— BEGIN —
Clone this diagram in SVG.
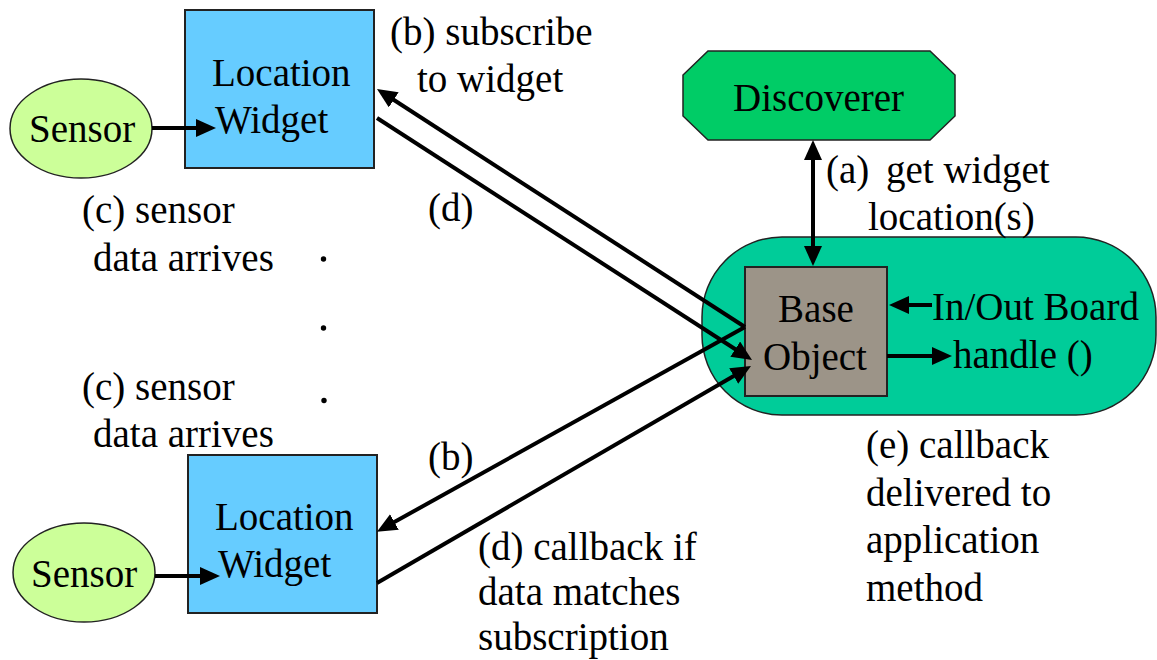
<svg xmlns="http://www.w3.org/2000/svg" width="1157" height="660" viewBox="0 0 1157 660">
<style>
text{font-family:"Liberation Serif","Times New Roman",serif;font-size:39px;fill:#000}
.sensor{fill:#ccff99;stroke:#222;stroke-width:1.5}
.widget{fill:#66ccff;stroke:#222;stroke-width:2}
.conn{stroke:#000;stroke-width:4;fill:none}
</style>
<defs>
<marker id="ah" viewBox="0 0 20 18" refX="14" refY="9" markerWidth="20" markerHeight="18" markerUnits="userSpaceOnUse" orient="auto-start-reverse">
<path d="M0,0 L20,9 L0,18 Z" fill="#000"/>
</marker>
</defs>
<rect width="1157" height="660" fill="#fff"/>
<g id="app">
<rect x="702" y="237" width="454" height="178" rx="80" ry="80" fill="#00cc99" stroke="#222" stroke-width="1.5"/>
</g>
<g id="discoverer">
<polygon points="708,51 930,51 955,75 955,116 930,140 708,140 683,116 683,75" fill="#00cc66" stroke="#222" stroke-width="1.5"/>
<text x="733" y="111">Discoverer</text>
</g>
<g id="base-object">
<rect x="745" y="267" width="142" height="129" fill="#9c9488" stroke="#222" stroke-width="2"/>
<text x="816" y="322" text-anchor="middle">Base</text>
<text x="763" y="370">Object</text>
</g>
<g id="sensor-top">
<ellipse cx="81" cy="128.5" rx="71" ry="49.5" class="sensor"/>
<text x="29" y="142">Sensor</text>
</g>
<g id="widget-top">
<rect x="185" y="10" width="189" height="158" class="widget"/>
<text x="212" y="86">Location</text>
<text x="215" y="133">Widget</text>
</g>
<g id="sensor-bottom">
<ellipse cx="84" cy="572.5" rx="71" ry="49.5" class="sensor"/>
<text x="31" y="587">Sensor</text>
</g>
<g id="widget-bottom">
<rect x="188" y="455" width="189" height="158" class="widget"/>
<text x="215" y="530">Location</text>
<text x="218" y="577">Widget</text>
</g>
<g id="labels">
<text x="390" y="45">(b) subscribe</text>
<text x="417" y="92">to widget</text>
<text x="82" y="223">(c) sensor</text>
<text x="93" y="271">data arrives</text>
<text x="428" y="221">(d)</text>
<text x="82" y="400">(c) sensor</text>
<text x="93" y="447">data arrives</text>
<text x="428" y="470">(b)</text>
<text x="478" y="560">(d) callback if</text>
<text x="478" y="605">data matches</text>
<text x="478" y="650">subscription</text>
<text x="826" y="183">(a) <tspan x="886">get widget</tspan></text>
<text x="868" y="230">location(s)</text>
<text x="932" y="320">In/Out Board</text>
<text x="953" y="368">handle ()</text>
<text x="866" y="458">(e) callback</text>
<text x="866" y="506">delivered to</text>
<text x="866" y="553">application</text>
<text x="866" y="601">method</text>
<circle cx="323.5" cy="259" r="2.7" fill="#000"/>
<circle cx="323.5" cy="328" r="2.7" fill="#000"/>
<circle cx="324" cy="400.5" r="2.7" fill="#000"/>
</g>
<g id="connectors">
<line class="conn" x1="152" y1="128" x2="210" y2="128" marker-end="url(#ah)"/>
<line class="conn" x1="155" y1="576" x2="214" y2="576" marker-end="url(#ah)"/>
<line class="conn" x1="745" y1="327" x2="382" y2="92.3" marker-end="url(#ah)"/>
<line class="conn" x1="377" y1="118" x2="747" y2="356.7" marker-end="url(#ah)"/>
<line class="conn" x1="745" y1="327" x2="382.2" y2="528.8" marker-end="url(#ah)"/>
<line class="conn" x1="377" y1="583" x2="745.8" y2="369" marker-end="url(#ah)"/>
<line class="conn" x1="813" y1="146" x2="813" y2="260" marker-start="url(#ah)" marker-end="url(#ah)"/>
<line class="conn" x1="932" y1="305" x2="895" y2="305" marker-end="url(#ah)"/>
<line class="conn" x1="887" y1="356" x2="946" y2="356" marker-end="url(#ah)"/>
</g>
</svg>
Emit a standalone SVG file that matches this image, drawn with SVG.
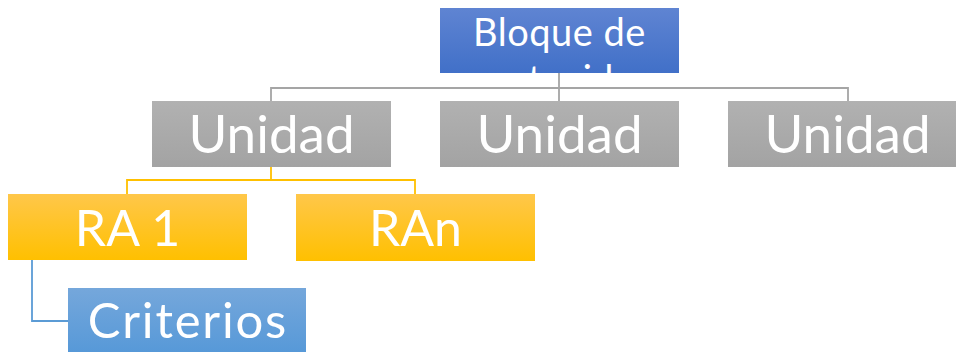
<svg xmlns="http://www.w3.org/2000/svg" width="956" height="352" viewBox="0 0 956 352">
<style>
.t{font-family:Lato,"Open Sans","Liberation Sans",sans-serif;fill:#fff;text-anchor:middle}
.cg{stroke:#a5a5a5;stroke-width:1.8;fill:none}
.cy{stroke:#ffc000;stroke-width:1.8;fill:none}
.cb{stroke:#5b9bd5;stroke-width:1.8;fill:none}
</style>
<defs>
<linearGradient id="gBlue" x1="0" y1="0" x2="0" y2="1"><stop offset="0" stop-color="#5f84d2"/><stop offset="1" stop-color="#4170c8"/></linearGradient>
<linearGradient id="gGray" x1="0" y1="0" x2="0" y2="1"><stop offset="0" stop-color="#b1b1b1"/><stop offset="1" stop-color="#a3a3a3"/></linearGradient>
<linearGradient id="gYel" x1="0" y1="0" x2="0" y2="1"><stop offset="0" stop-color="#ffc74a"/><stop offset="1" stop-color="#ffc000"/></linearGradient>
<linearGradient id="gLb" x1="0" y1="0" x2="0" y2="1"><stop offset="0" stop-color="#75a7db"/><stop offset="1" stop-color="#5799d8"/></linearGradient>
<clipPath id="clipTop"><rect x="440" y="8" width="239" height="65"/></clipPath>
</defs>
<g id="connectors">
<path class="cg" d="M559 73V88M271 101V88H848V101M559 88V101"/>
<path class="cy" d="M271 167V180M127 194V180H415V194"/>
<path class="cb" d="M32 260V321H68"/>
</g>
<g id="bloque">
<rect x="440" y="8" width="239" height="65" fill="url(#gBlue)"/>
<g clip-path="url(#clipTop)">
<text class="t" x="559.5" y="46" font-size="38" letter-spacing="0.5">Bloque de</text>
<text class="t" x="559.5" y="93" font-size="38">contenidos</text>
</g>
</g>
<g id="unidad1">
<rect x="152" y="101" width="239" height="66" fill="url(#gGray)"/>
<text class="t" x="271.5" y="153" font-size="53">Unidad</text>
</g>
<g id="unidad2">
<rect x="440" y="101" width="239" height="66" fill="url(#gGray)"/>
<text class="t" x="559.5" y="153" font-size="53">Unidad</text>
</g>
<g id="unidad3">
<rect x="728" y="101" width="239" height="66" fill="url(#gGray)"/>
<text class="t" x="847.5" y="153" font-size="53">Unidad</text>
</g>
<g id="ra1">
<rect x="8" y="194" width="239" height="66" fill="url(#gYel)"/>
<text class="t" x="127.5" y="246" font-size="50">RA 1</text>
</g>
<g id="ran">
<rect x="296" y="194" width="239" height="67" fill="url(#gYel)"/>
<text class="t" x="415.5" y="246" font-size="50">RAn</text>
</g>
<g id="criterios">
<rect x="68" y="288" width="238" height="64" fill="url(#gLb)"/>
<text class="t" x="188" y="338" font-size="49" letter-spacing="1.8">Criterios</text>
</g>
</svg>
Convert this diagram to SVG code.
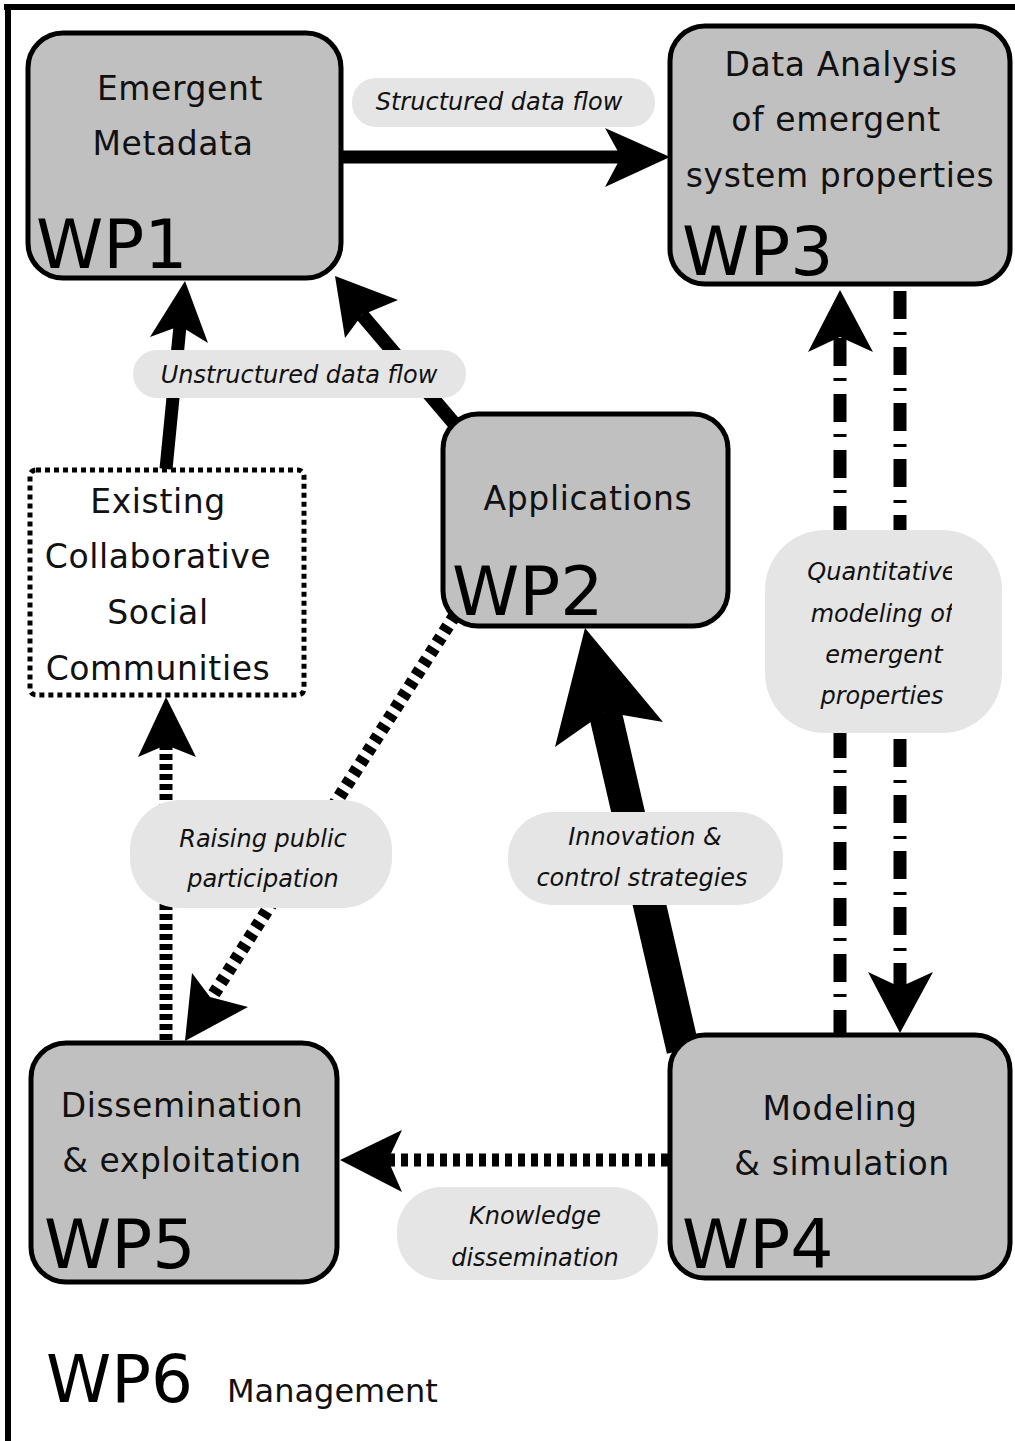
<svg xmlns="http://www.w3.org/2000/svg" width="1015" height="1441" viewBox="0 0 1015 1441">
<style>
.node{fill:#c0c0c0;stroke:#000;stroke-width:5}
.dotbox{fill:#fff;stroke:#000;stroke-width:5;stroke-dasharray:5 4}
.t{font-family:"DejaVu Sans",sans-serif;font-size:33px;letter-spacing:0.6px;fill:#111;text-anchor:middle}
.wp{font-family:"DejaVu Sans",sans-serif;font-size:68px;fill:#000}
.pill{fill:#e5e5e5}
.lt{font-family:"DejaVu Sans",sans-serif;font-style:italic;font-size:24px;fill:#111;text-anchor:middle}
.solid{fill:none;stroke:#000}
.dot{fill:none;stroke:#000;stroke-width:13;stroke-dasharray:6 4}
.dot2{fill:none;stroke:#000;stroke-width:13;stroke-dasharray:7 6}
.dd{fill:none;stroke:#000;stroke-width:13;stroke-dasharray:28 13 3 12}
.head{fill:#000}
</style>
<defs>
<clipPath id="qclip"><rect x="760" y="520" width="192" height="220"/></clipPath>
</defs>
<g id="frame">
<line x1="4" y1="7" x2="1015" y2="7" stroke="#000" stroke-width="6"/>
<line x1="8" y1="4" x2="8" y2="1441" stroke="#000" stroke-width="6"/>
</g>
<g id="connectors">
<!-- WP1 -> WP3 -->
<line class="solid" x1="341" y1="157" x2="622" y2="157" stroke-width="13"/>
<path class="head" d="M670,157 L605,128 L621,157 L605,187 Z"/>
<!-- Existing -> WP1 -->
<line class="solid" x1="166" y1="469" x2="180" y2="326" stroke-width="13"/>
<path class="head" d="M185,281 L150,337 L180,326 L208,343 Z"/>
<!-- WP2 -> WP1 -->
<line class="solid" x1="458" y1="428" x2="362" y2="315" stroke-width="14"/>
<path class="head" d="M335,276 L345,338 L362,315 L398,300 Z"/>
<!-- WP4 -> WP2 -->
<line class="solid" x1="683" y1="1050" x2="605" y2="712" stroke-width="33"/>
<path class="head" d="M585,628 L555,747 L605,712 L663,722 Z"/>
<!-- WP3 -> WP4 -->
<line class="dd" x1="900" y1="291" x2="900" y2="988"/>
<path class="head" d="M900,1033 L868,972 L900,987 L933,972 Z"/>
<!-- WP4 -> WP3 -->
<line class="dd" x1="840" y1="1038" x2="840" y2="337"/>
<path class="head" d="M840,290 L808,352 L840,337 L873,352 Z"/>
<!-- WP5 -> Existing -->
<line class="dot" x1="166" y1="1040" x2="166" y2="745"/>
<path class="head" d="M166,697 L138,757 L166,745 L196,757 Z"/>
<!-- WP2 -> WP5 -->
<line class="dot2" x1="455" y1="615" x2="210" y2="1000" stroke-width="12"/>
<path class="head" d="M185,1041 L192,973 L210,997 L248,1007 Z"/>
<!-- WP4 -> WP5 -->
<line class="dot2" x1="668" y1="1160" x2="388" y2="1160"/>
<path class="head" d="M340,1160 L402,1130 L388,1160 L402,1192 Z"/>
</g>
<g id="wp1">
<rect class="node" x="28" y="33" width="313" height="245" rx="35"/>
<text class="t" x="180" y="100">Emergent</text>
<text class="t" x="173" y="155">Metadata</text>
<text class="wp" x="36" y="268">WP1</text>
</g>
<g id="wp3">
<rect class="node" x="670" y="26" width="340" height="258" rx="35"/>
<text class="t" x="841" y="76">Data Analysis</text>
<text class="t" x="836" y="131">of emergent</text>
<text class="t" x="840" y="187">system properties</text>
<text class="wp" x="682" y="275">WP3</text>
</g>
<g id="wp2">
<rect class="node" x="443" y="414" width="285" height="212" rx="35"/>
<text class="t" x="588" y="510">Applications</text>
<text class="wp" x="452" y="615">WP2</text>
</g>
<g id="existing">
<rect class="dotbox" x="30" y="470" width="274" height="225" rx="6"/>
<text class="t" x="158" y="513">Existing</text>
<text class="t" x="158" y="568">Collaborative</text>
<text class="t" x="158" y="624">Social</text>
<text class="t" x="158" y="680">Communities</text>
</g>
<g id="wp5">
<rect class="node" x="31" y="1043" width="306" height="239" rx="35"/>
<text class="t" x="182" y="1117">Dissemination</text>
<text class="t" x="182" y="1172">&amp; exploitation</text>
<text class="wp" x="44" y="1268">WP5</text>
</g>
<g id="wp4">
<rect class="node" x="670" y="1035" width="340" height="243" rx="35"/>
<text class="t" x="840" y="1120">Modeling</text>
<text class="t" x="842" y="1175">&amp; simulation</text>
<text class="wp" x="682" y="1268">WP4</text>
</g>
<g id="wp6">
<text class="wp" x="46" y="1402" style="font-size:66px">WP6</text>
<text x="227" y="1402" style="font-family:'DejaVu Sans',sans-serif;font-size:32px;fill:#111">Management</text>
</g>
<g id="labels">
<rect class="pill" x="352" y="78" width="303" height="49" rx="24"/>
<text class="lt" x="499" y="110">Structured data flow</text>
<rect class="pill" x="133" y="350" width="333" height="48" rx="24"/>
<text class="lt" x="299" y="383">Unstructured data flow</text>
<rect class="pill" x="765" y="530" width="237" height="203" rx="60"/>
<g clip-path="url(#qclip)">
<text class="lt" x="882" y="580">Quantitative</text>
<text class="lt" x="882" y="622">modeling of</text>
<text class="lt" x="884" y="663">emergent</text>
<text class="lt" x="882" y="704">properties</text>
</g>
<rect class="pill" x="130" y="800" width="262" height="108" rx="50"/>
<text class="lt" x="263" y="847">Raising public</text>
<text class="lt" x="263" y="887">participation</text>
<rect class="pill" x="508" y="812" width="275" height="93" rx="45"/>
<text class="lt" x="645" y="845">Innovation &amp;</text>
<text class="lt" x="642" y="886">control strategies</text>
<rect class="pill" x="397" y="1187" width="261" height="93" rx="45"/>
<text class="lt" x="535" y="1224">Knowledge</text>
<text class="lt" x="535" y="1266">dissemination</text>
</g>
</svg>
— END —
> _AIM_
Filter the data for the string "diagram" and copy every line that has it.

> _REPLY TO THE TASK_
Clone this diagram in SVG.
Convert this diagram to SVG code.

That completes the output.